|Ph.D Student||Oliker Nurit|
|Subject||Transit Network Design that Considers Online Information|
|Department||Department of Civil and Environmental Engineering||Supervisor||Professor Shlomo Bekhor|
|Full Thesis text|
This research investigates the transit route network design problem. This problem has been researched in the literature. It consists of finding the best combination of transit routes and frequencies. The study deals with the different elements of the problem: route set generation, design optimization and the assignment model.
In practice, planning of transit networks is largely based on practical guidelines and designer intuition. As the mathematical problem is highly complex, most models developed in the literature are not applicable for large scale networks. Therefore, the main objective of the research is to develop an efficient solution model for the problem. Another main contribution of this research is the consideration of online information and strict capacity constraints in the assignment model, investigating passenger distribution in the network for different cases of available information.
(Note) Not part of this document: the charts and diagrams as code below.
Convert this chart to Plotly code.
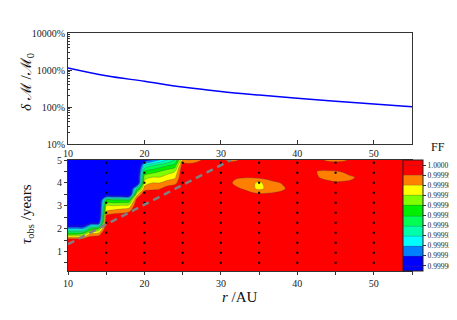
import plotly.graph_objects as go

SERIF = "Liberation Serif, Times New Roman, serif"

# ---------------- top panel: mass uncertainty vs r ----------------
R_TOP = [10, 15, 20, 25, 30, 35, 40, 45, 50, 55]
DM_PCT = [1140, 700, 495, 345, 262, 210, 172, 143, 121, 102]
Y_TOP_TICKS = [10, 100, 1000, 10000]
Y_TOP_LABELS = ["10%", "100%", "1000%", "10000%"]
Y_TOP_MINOR = [20, 30, 40, 50, 60, 70, 80, 90,
               200, 300, 400, 500, 600, 700, 800, 900,
               2000, 3000, 4000, 5000, 6000, 7000, 8000, 9000]

# ---------------- bottom panel: fitting factor map ----------------
# FF deficit (1 - FF) in units of 1e-5 ; B = below 0.99990 (clipped)
B = 12
R_GRID = [10, 11, 12, 13, 14, 15, 16, 17, 18, 19, 20, 21, 22, 23, 24, 25, 26, 27,
          28, 29, 30, 31, 32, 33, 34, 35, 36, 37, 38, 39, 40, 41, 42, 43, 44, 45,
          46, 47, 48, 49, 50, 51, 52, 53, 54, 55]
TAU_GRID = [0.0, 0.25, 0.5, 0.75, 1.0, 1.25, 1.5, 1.75, 2.0, 2.25, 2.5, 2.75,
            3.0, 3.25, 3.5, 3.75, 4.0, 4.25, 4.5, 4.75, 5.0]

# dense block, one list per r column (r = 10 .. 28); values at tau = 5.0 down to 1.25
BLOCK_TAU = [5.0, 4.75, 4.5, 4.25, 4.0, 3.75, 3.5, 3.25, 3.0, 2.75, 2.5, 2.25,
             2.0, 1.75, 1.5, 1.25]
BLOCK_COLS = {
    10: [B, B, B, B, B, B, B, B, B, B, B, B, 8, 4, 0, 0],
    11: [B, B, B, B, B, B, B, B, B, B, B, B, 8, 4, 0, 0],
    12: [B, B, B, B, B, B, B, B, B, B, B, B, 8, 3.5, 0, 0],
    13: [B, B, B, B, B, B, B, B, B, B, B, 10, 5, 1.5, 0, 0],
    14: [B, B, B, B, B, B, B, B, B, B, B, 10, 4, 1.3, 0, 0],
    15: [B, B, B, B, B, B, B, 5, 3, 2, 0.5, 0, 0, 0, 0, 0],
    16: [B, B, B, B, B, B, B, 5, 3, 1.6, 0, 0, 0, 0, 0, 0],
    17: [B, B, B, B, B, B, B, 5, 2.8, 1.4, 0, 0, 0, 0, 0, 0],
    18: [B, B, B, B, B, B, B, 5, 2.6, 1.1, 0, 0, 0, 0, 0, 0],
    19: [B, B, B, B, B, 6, 2.5, 0.5, 0, 0, 0, 0, 0, 0, 0, 0],
    20: [10, 7, 5, 3.5, 2.5, 1.6, 0, 0, 0, 0, 0, 0, 0, 0, 0, 0],
    21: [9, 6, 4.5, 3, 2, 1.3, 0, 0, 0, 0, 0, 0, 0, 0, 0, 0],
    22: [8, 5.5, 4, 3, 2, 1.1, 0, 0, 0, 0, 0, 0, 0, 0, 0, 0],
    23: [7, 5, 3.5, 2.5, 1.6, 0.5, 0, 0, 0, 0, 0, 0, 0, 0, 0, 0],
    24: [6, 4.5, 3, 2.2, 1.3, 0.3, 0, 0, 0, 0, 0, 0, 0, 0, 0, 0],
    25: [2, 0.3, 0, 0, 0, 0, 0, 0, 0, 0, 0, 0, 0, 0, 0, 0],
    26: [2, 0.3, 0, 0, 0, 0, 0, 0, 0, 0, 0, 0, 0, 0, 0, 0],
    27: [1.4, 0, 0, 0, 0, 0, 0, 0, 0, 0, 0, 0, 0, 0, 0, 0],
    28: [0.5, 0, 0, 0, 0, 0, 0, 0, 0, 0, 0, 0, 0, 0, 0, 0],
}
# isolated small dips elsewhere: (r, tau, deficit)
ISLANDS = [
    (30, 5.0, 0.6), (31, 5.0, 1.3), (32, 5.0, 1.2), (33, 5.0, 0.5),
    (43, 5.0, 0.8), (44, 5.0, 1.3), (45, 5.0, 1.4), (46, 5.0, 1.3), (47, 5.0, 0.8),
    (32, 4.25, 0.8), (33, 4.25, 0.9), (34, 4.25, 0.9), (35, 4.25, 0.7), (36, 4.25, 0.5),
    (31, 4.0, 0.6), (32, 4.0, 1.4), (33, 4.0, 1.6), (34, 4.0, 1.8), (35, 4.0, 2.2),
    (36, 4.0, 1.7), (37, 4.0, 1.3), (38, 4.0, 0.9),
    (32, 3.75, 0.7), (33, 3.75, 1.2), (34, 3.75, 1.7), (35, 3.75, 2.3), (36, 3.75, 1.8),
    (37, 3.75, 1.6), (38, 3.75, 1.3), (39, 3.75, 0.6),
    (34, 3.5, 0.6), (35, 3.5, 0.8), (36, 3.5, 0.8), (37, 3.5, 0.7), (38, 3.5, 0.5),
    (42, 4.5, 0.8), (43, 4.5, 1.15), (44, 4.5, 1.15), (45, 4.5, 1.1), (46, 4.5, 0.9),
    (43, 4.25, 1.2), (44, 4.25, 1.5), (45, 4.25, 1.7), (46, 4.25, 1.5), (47, 4.25, 1.3),
    (48, 4.25, 0.7),
    (44, 4.0, 0.6), (45, 4.0, 0.8), (46, 4.0, 0.8), (47, 4.0, 0.7),
]

FF_TICKS = [-10, -9, -8, -7, -6, -5, -4, -3, -2, -1, 0]
FF_LABELS = ["0.99990", "0.99991", "0.99992", "0.99993", "0.99994", "0.99995",
             "0.99996", "0.99997", "0.99998", "0.99999", "1.0000"]
FF_COLORS = ["#0000ff", "#0000ff", "#0080ff", "#00ffff", "#00ffaa", "#00ff55",
             "#00ee00", "#80ff00", "#ffff00", "#ff8000", "#ff0000", "#ff0000"]

# boundary line and grid-sample lines
LINE_R = [10, 31.3]
LINE_TAU = [1.32, 5.0]
R_DOTTED = [15, 20, 25, 30, 35, 40, 45, 50]
DOT_TAU = [4.92, 0.15]

# ---------------- build matrix ----------------
z = [[0.0 for _ in R_GRID] for _ in TAU_GRID]
for r, col in BLOCK_COLS.items():
    j = R_GRID.index(r)
    for tau, d in zip(BLOCK_TAU, col):
        i = TAU_GRID.index(tau)
        z[i][j] = -d
for r, tau, d in ISLANDS:
    z[TAU_GRID.index(tau)][R_GRID.index(r)] = -d

n = len(FF_COLORS) - 1
colorscale = [[k / n, c] for k, c in enumerate(FF_COLORS)]

fig = go.Figure()

fig.add_trace(go.Scatter(
    x=R_TOP, y=DM_PCT, mode="lines", line=dict(color="#0000ff", width=1.5, shape="spline"),
    xaxis="x", yaxis="y", showlegend=False, hoverinfo="skip"))

fig.add_trace(go.Contour(
    x=R_GRID, y=TAU_GRID, z=z, xaxis="x2", yaxis="y2",
    contours=dict(start=-10, end=0, size=1, coloring="fill"),
    line=dict(width=0.5, color="rgba(70,70,70,0.6)"),
    colorscale=colorscale, showscale=True,
    colorbar=dict(
        x=(403 - 68) / 344, xanchor="left", xpad=0,
        y=0, yanchor="bottom", ypad=0,
        len=111, lenmode="pixels", thickness=20, thicknessmode="pixels",
        outlinecolor="#222", outlinewidth=1,
        tickvals=FF_TICKS, ticktext=FF_LABELS, ticks="outside", ticklen=3,
        tickcolor="#333", tickfont=dict(family=SERIF, size=7.5, color="#222")),
    hoverinfo="skip"))

dx, dy = [], []
for r in R_DOTTED:
    dx += [r, r, None]
    dy += [DOT_TAU[0], DOT_TAU[1], None]
fig.add_trace(go.Scatter(
    x=dx, y=dy, mode="lines", line=dict(color="black", width=2, dash="2px,8px"),
    xaxis="x2", yaxis="y2", showlegend=False, hoverinfo="skip"))

fig.add_trace(go.Scatter(
    x=LINE_R, y=LINE_TAU, mode="lines", line=dict(color="#808080", width=2.5, dash="7px,5px"),
    xaxis="x2", yaxis="y2", showlegend=False, hoverinfo="skip"))

axcol = "#333333"
tf = dict(family=SERIF, size=10, color="#222")
H = 238.0
# the page body adds an 8 px offset, so the figure is 8 px smaller and margins shifted
fig.update_layout(
    width=449, height=304,
    margin=dict(l=60, r=45, t=25, b=41, autoexpand=False),
    paper_bgcolor="white", plot_bgcolor="white",
    font=dict(family=SERIF, color="#222"),
    showlegend=False,
    xaxis=dict(domain=[0, 1], anchor="y", range=[10, 55], tickvals=[10, 20, 30, 40, 50],
               ticks="inside", ticklen=4, tickcolor=axcol, showline=True, linecolor=axcol,
               mirror=True, showgrid=False, zeroline=False, tickfont=tf),
    yaxis=dict(domain=[127 / H, 1], anchor="x", type="log", range=[1, 4],
               tickvals=Y_TOP_TICKS, ticktext=Y_TOP_LABELS, ticks="inside", ticklen=4,
               tickcolor=axcol, showline=True, linecolor=axcol, mirror=True,
               showgrid=False, zeroline=False, tickfont=tf,
               minor=dict(tickvals=Y_TOP_MINOR, ticks="inside", ticklen=2,
                          tickcolor=axcol, showgrid=False)),
    xaxis2=dict(domain=[0, 1], anchor="y2", range=[10, 55],
                tickvals=[10, 15, 20, 25, 30, 35, 40, 45, 50, 55],
                ticktext=["10", "", "20", "", "30", "", "40", "", "50", ""],
                ticks="outside", ticklen=3, tickcolor=axcol, showline=True, linecolor=axcol,
                mirror=True, showgrid=False, zeroline=False, tickfont=tf),
    yaxis2=dict(domain=[0, 111 / H], anchor="x2", range=[0.15, 5],
                tickvals=[0.5, 1, 1.5, 2, 2.5, 3, 3.5, 4, 4.5, 5],
                ticktext=["", "1", "", "2", "", "3", "", "4", "", "5"],
                ticks="outside", ticklen=3, tickcolor=axcol, showline=True, linecolor=axcol,
                mirror=True, showgrid=False, zeroline=False, tickfont=tf),
    annotations=[
        dict(text="<i>δ</i> ℳ /ℳ<sub>0</sub>", x=27, y=82, textangle=-90,
             font=dict(family=SERIF, size=15, color="#111")),
        dict(text="<i>τ</i><sub>obs</sub> /years", x=27, y=214, textangle=-90,
             font=dict(family=SERIF, size=15, color="#111")),
        dict(text="<i>r</i> /AU", x=240, y=297,
             font=dict(family=SERIF, size=15, color="#111")),
        dict(text="FF", x=438, y=147,
             font=dict(family=SERIF, size=12, color="#111")),
    ],
)

# convert on-screen pixel positions to plot-area fractions (plot area: x 68..412, y 33..271)
for a in fig.layout.annotations:
    a.x = (a.x - 68) / 344
    a.y = (271 - a.y) / H
    a.xref = "paper"
    a.yref = "paper"
    a.xanchor = "center"
    a.yanchor = "middle"
    a.showarrow = False

fig.write_html("out.html")
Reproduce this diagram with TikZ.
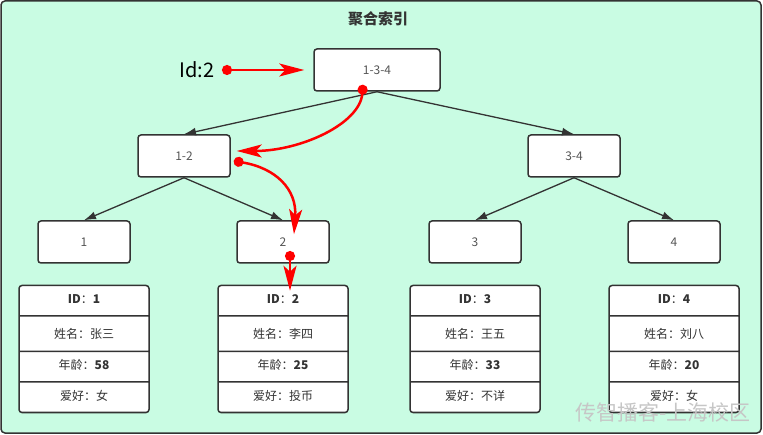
\documentclass[tikz,border=0pt]{standalone}
\usepackage{fontspec}
\setmainfont{Noto Sans CJK SC}
\usetikzlibrary{positioning,arrows.meta,shapes.multipart}
\definecolor{mint}{HTML}{C9FCE3}
\definecolor{edgegray}{HTML}{333333}
\definecolor{labelgray}{HTML}{555555}

\begin{document}
\begin{tikzpicture}[x=1pt,y=-1pt,on grid,node distance=86pt,
    key/.style={draw=edgegray,line width=1.5pt,rounded corners=3pt,fill=white,
      minimum width=92pt,minimum height=42pt,text=labelgray,font=\fontsize{12}{14}\selectfont},
    record/.style={draw=edgegray,line width=1.5pt,rounded corners=3pt,fill=white,
      rectangle split,rectangle split parts=4,minimum width=130pt,inner ysep=6.5pt,
      text=edgegray,font=\fontsize{12}{16}\selectfont},
    tree/.style={-{Latex[length=12pt,width=8pt]},color=edgegray,line width=1.3pt},
    search/.style={{Circle[length=10pt]}-{Stealth[length=25pt,width=13pt,inset=6pt]},
      draw=red,line width=2.5pt}]
   \useasboundingbox (0,0) rectangle (763,435);
   \draw[draw=edgegray,fill=mint,line width=1.5pt,rounded corners=4pt] (1,1) rectangle (761,433);
   \node[font=\fontsize{15}{18}\selectfont\bfseries,text=edgegray] (title) at (378,19) {聚合索引};

   \node[key,minimum width=126pt] (k134) at (377,70) {1-3-4};
   \node[key] (k12) [below left=86pt and 193pt of k134] {1-2};
   \node[key] (k34) [below right=86pt and 197pt of k134] {3-4};
   \node[key] (k1) [below left=86pt and 100pt of k12] {1};
   \node[key] (k2) [below right=86pt and 99pt of k12] {2};
   \node[key] (k3) [below left=86pt and 99pt of k34] {3};
   \node[key] (k4) [below right=86pt and 100pt of k34] {4};

   \node[record] (r1) [below=107pt of k1] {\strut\textbf{ID}：\textbf{1}\nodepart{two}\rule[-6pt]{0pt}{21pt}姓名：张三\nodepart{three}\strut 年龄：\textbf{58}\nodepart{four}\strut 爱好：女};
   \node[record] (r2) [below=107pt of k2] {\strut\textbf{ID}：\textbf{2}\nodepart{two}\rule[-6pt]{0pt}{21pt}姓名：李四\nodepart{three}\strut 年龄：\textbf{25}\nodepart{four}\strut 爱好：投币};
   \node[record] (r3) [below=107pt of k3] {\strut\textbf{ID}：\textbf{3}\nodepart{two}\rule[-6pt]{0pt}{21pt}姓名：王五\nodepart{three}\strut 年龄：\textbf{33}\nodepart{four}\strut 爱好：不详};
   \node[record] (r4) [below=107pt of k4] {\strut\textbf{ID}：\textbf{4}\nodepart{two}\rule[-6pt]{0pt}{21pt}姓名：刘八\nodepart{three}\strut 年龄：\textbf{20}\nodepart{four}\strut 爱好：女};

   \path[tree]
    (k134.south) edge (k12.north)
                 edge (k34.north)
    (k12.south) edge (k1.north)
                edge (k2.north)
    (k34.south) edge (k3.north)
                edge (k4.north);

   % search path for Id:2
   \node[font=\fontsize{20}{24}\selectfont] (query) at (197,70) {Id:2};
   \draw[search,shorten >=9pt] ([xshift=4pt]query.east) -- (k134.west);
   \draw[search] ([xshift=-14pt,yshift=7pt]k134.south) .. controls +(-3,39) and +(64,0) .. ([xshift=6pt,yshift=5pt]k12.east);
   \draw[search] ([xshift=3pt,yshift=-5pt]k12.east) .. controls +(42,7) and +(3,-45) .. ([xshift=11pt,yshift=-14pt]k2.north);
   \draw[search] ([xshift=7pt,yshift=-9pt]k2.center) -- ([xshift=7pt,yshift=-6pt]r2.north);

   \node[font=\fontsize{21}{24}\selectfont,text=gray!45] (mark) at (663,412) {传智播客-上海校区};
\end{tikzpicture}
\end{document}
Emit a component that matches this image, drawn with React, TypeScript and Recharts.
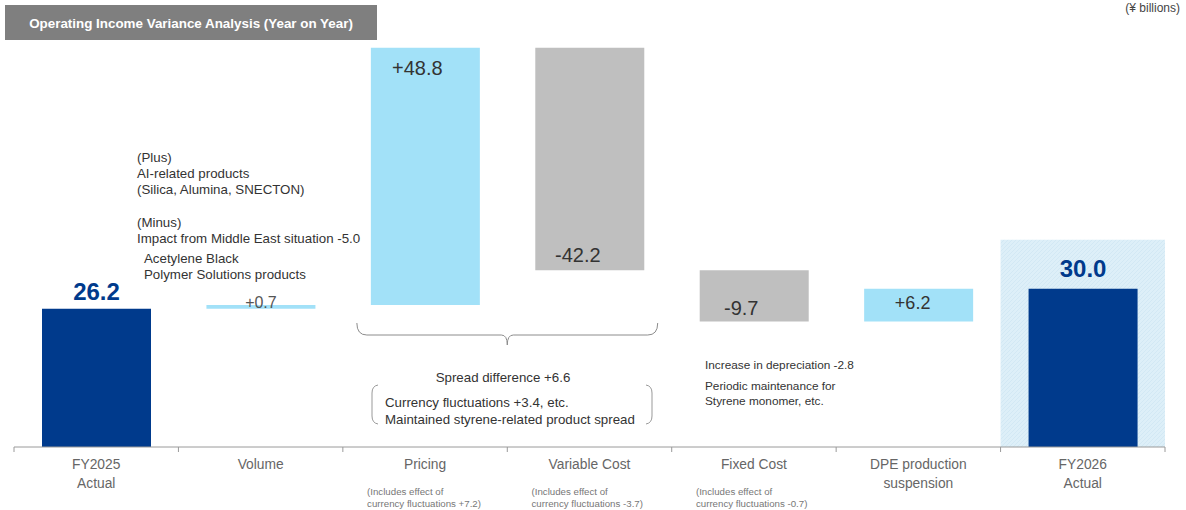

The study develops a frequency based transit assignment model that consider online information of predicted arrival times is available to passengers, and accounts for strict capacity constraints. The study first includes both capacity constraints and online information in a frequency based transit assignment model. The model foresees a significantly different distribution of passenger in the transit network, compared to the case of no available information. The results demonstrate the potential impact of available information on travel behavior and the importance of its consideration in assignment models.
An infeasible start heuristic is developed for the transit network design. The method first assigns all candidate transit routes with the maximal frequency, and then iteratively eliminate routes and decrease frequencies of the less attractive ones. The running time of the method is very short compared to common meta-heuristic algorithms.
The transit network formed by the algorithm comprise fewer, faster and more frequent lines that serves high volume of passengers, compared to a given benchmark. The designed network serves the bulk demand well, reducing the average travel time in about 40% compared to the given transit network. The price of the significant reduction in the average travel time, is an increase in the walk only trip proportion. The potential benefit of not including a minimal demand satisfaction constraint in the design procedure should be noted. Possibly, the small share of demand can be served by a complimentary service.
The models developed in this thesis were applied using parameter values from the literature. Sensitivity analysis indicate that the model produces reasonable results. Further research will incorporate calibration of the model parameters in the assignment problem.